Yönetmenliğini Jon Watts’ın yaptığı, senaryosunu Steve Ditko, Stan Lee, Chris McKenna üçlüsünün yazdığı Spider Man No Way Home filminde başlıca rolleri Tom Halland, Zendaya, Benedict Cumherbatch, Williem Dafoe, Alfred Molina gibi ünlü isimler üstlenmişler.

Daha önceki serilerde kimliği devamlı gizli gösterilen Spider Man’de bu kez kahramanımızın kimliği açığa çıkıyor ve bundan dolayı zor durumda kalan Spider-Man, Doctor Strange’den yardım istemesiyle etrafından gelişmeye başlayan olayları anlatıyor. Artık maskesiz ve kimliği afişe olmuş Spider Man’in maskesiz ve normal hayatına adapte sorunu yaşarken Doctor Strange’in kendisine yardım etmeye başlamasıyla yaşamaya başladığı riskler daha da tehlikeli bir hal alır ve onu gerçekten Örümcek-Adam olmanın ne anlama geldiğini keşfetmeye zorlar.

Film gişede çok büyük hasılat ederken bir çok sinemasever de büyük merakla bu filmi bekliyordu. Marvel ve DC filmlerinin zaten ciddi bir kitlesi varken bende nedenini bir tülü çözmesem de Spider Man serilerini büyük bir keyifle izleyen kitleden birisiyim. Ama bu seride beni en çok heyecanlandıran şey Williem Dafoe’nin tekrar bu filmde olmasıydı. Zira Dafoe’nin oyunculuğuna büyük bir hayranlığım vardır.

Evet film izleyicisini mutlu etti mi diye sorarsanız kesinlikle etti diyebilirim. Bunu sinemadan çıkarken izleyicilerin gözlerinden ve konuşmalarından gördüm. Ama yukarıda dediğim gibi Marvel ve DC kahramanlarına karşı bir ilginiz yoksa bu film hiç size göre değil. Zaten bu filmin daha uzun bir incelemesini birkaç gün sonra tekrar paylaşacağım.

No Time To Die

Listemizde bu kez de bir James Bond klasiği var. No Time To Die. Ian Fleming klasiği olan bu filmin senaryosunu Neal Purvis, Robert Wade ikilisi yazarken filmin yönetmenliklerini de Danny Boyle, Cary Joji Fukunaga ikilisi yaptı.
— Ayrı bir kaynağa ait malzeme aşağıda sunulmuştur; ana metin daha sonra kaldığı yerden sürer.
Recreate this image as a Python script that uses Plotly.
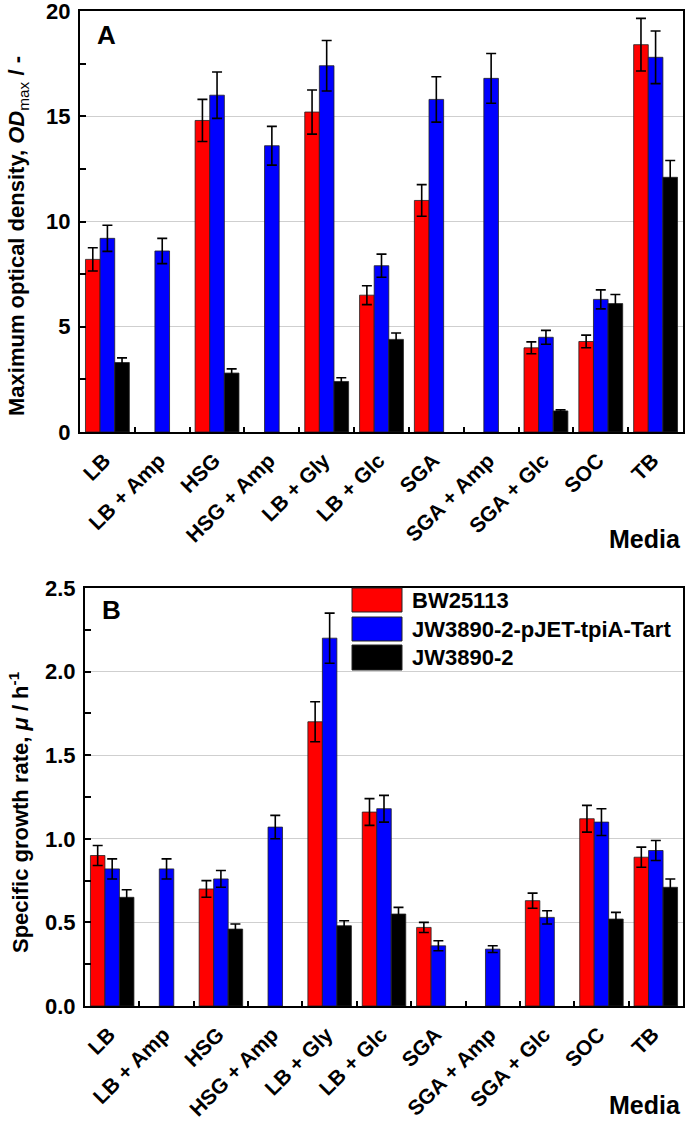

Serinin bu filminde uzun bir süre bir daha Bond serisinde oynayamayacağını söylemesine rağmen başrolü yine Daniel Craig üstlenirken bu seride Lea Seydoux, Rami Malek gibi isimlerde kendisine eşlik etmiş. Filmin çekimleri İngiltere, Amerika, İtalya ve Kanada gerçekleştirilmiş.

Bu seride artık Bond emekliye ayrılmıştır. Ama CIA’den eski bir arkadaşı olan Felix’in kendisinden kaçırılan bir bilim adamını kurtarması için yardım istemesi üzerine inzivaya çekildiği Jamaika’dan ayrılma sürecini ve bilim adamını kurtarmak için yapılan operasyonda Bond’u yeni bir teknolojiyle donanmış gizemli bir kötü adamın izine götürmesini izleyeceğiz.

Filmi izlerken birkaç ters köşe yaşayacağınız No Time To Die yine kelimenin tam anlamıyla klasik bir Bond serisine yakışır bir film olmuş. İzlerken gözlerinizi bir an olsun ekrandan ayıramayacağınız bu filmin daha önce incelemesini sizlerle zaten paylaşmıştık.